The CUP scanner integration standard expects the scanner to implement the following Java interface:
package java_cup.runtime;
public interface Scanner {
public Symbol next_token() throws java.io.IOException;
}
The Symbol class is defines these instance variables (as well as several constructors):
package java_cup.runtime;
public class Symbol {
public int sym;
public int left, right;
public Object value;
}
The left, right fields can be used to hold the line and column location of the scanned token; the value field holds the token's value, or null if none. (You can reuse the right field to store the line number, avoiding the need to define a subclass)
Access to the java_cup.runtime package for both
the Scanner interface definition and the Symbol class definition
is easily accomplished if the CUP installation point is included on
your
CLASSSPATH, as in the CSE 131A environment.
A scanner developed using the JFlex tool can easily integrate with a CUP parser. When configured correctly, JFlex will write your scanner class source code file for you. You can then write a scanner driver that creates an instance of your scanner class with the appropriate input stream, and repeatedly calls its next_token() method, encoding them as OXML. See the JFlex documentation. There is also a sketch of the architecture of a JFlex-centric scanner written by Tim Pevzner (a former CSE 131A TA), which is available here.
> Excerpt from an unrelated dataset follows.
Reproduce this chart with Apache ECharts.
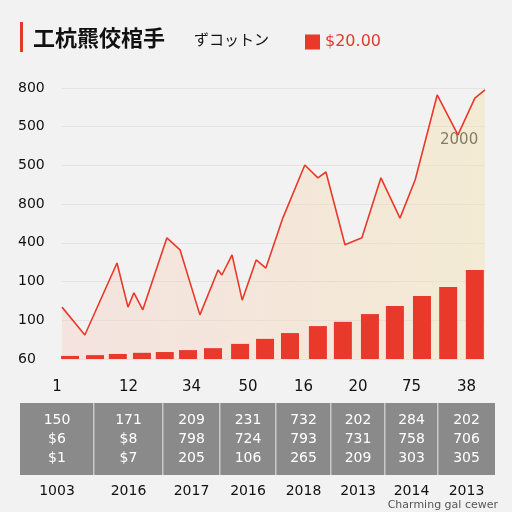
<!DOCTYPE html>
<html><head><meta charset="utf-8">
<script src="https://cdn.jsdelivr.net/npm/echarts@6/dist/echarts.min.js"></script>
<style>body{margin:0;background:#f2f2f2}#c{width:512px;height:512px}</style></head>
<body><div id="c"></div>
<script>
const yTickLabels = ['60','100','100','400','800','500','500','800'];
const lineX = [0,5.4,13.0,15.6,17.0,19.1,24.8,27.9,32.6,36.9,37.8,40.2,42.6,45.9,48.2,52.2,57.4,60.5,62.4,66.9,70.9,75.4,79.9,83.5,88.7,93.6,97.6,100];
const lineY = [1.34,0.62,2.48,1.34,1.71,1.27,3.13,2.82,1.14,2.30,2.17,2.69,1.52,2.56,2.35,3.64,5.01,4.68,4.83,2.95,3.13,4.68,3.64,4.63,6.82,5.79,6.74,6.95];
const barX = [1.9,7.8,13.2,18.9,24.3,29.8,35.7,42.1,48.0,53.9,60.5,66.4,72.8,78.7,85.1,91.3,97.6];
const barY = [0.08,0.10,0.13,0.16,0.18,0.23,0.28,0.39,0.52,0.67,0.85,0.96,1.16,1.37,1.63,1.86,2.30];
const colLabels = ['1','12','34','50','16','20','75','38'];
const row1 = ['150','171','209','231','732','202','284','202'];
const row2 = ['$6','$8','798','724','793','731','758','706'];
const row3 = ['$1','$7','205','106','265','209','303','305'];
const years = ['1003','2016','2017','2016','2018','2013','2014','2013'];

const chart = echarts.init(document.getElementById('c'));
const g = [];
g.push({type:'rect',shape:{x:20,y:22,width:3,height:30},style:{fill:'#e03a2a'}});
g.push({type:'text',style:{x:33,y:38,text:'工杭羆佼棺手',font:'bold 22px "Noto Sans CJK JP"',fill:'#111',verticalAlign:'middle'}});
g.push({type:'text',style:{x:194,y:39,text:'ずコットン',font:'15px "Noto Sans CJK JP"',fill:'#111',verticalAlign:'middle'}});
g.push({type:'text',style:{x:440,y:140,text:'2000',font:'15px "DejaVu Sans"',fill:'#333',verticalAlign:'middle'}});
const cw = [20,94,163,220,276,331,385,438,495];
g.push({type:'rect',shape:{x:20,y:403,width:475,height:72},style:{fill:'#8a8a8a'}});
for(let i=0;i<8;i++){
  const cx=(cw[i]+cw[i+1])/2;
  if(i>0) g.push({type:'rect',shape:{x:cw[i]-1,y:403,width:1.5,height:72},style:{fill:'#c8c8c8'}});
  g.push({type:'text',style:{x:cx,y:387,text:colLabels[i],font:'15px "DejaVu Sans"',fill:'#111',align:'center',verticalAlign:'middle'}});
  [row1,row2,row3].forEach((r,k)=>g.push({type:'text',style:{x:cx,y:420+k*19,text:r[i],font:'14px "DejaVu Sans"',fill:'#fff',align:'center',verticalAlign:'middle'}}));
  g.push({type:'text',style:{x:cx,y:491,text:years[i],font:'14px "DejaVu Sans"',fill:'#111',align:'center',verticalAlign:'middle'}});
}
g.push({type:'text',style:{x:498,y:505,text:'Charming gal cewer',font:'11px "DejaVu Sans"',fill:'#555',align:'right',verticalAlign:'middle'}});

chart.setOption({
  backgroundColor:'#f2f2f2',
  animation:false,
  graphic:g,
  legend:{data:['$20.00'],left:300,top:29,itemWidth:15,itemHeight:15,icon:'rect',textStyle:{color:'#e03a2a',fontSize:16,fontFamily:'DejaVu Sans'}},
  grid:{left:62,right:27,top:88,bottom:153},
  xAxis:{type:'value',min:0,max:100,show:false},
  yAxis:{type:'value',min:0,max:7,interval:1,axisLine:{show:false},axisTick:{show:false},
    splitLine:{lineStyle:{color:'#e3e3e3'}},
    axisLabel:{formatter:v=>yTickLabels[v],color:'#111',fontSize:14,fontFamily:'DejaVu Sans',align:'left',margin:44}},
  series:[
    {type:'line',z:1,data:lineX.map((x,i)=>[x,lineY[i]]),symbol:'none',lineStyle:{color:'#e8392a',width:1.6},
     areaStyle:{color:{type:'linear',x:0,y:0,x2:1,y2:0,colorStops:[{offset:0,color:'rgba(248,200,190,0.5)'},{offset:1,color:'rgba(245,225,170,0.6)'}]}}},
    {name:'$20.00',type:'bar',z:5,data:barX.map((x,i)=>[x,barY[i]]),barWidth:18,itemStyle:{color:'#e8392a',opacity:1}}
  ]
});
</script></body></html>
In your next assignment, a CUP-generated parser will take over the role of this scanner driver.
If you write this project using Java, say with your scanner driver implemented as a main method in classScannerDriver
in a package project, the scan target in the
required
Makefile can be given as
scan:
javac project/ScannerDriver.java
echo '#!/bin/sh' > scan
echo 'java project.ScannerDriver $$1' >> scan
chmod ugo+x scan
Then make scan will compile your ScannerDriver class and create an executable shell script named scan that will invoke the java interpreter on it, passing it the first command-line argument. Makefiles are a good way to manage dependencies among parts of your project. In particular, it can be useful to have a clean target, defined so that make clean will remove all compiled files so that they can all be recompiled anew, and a tests target, so that make tests will check your program against a suite of tests that you create. Lastly, it would be convenient for you if your Makefile can build the scanner directly from the .flex specification, i.e. by running jflex and then compiling the resulting Java file. For more information, GNU has a tutorial on make.
In addition to your assignment, you must include three other files:
Refer to the A1 Phases document for additional instructions about these files.Assignments that do not include a properly completed DECLARATION, MEMBERS, and TeamEval files will not receive a grade and will be treated as late assignments.
From the directory containing your Makefile, MEMBERS, DECLARATION, and TeamEval files and the root of your A1 development directory, run the command TURNIN.A1 and follow the dialog. You can run this command as many times as you want up until the assignment deadline; any earlier turnin of yours will just be overwritten. In fact it is recommended that you run the command early, as soon as you have a partial solution to the assignment, to make sure the turnin mechanism is working for you.
DON'T WAIT UNTIL THE LAST MINUTE TO RUN TURNIN FOR THE FIRST TIME!!!
Often problems are uncovered when running TURNIN. You'll need to resolve these problems before your submission can be accepted. Waiting until the last minute to run TURNIN for the first time per assignment is done at your own risk!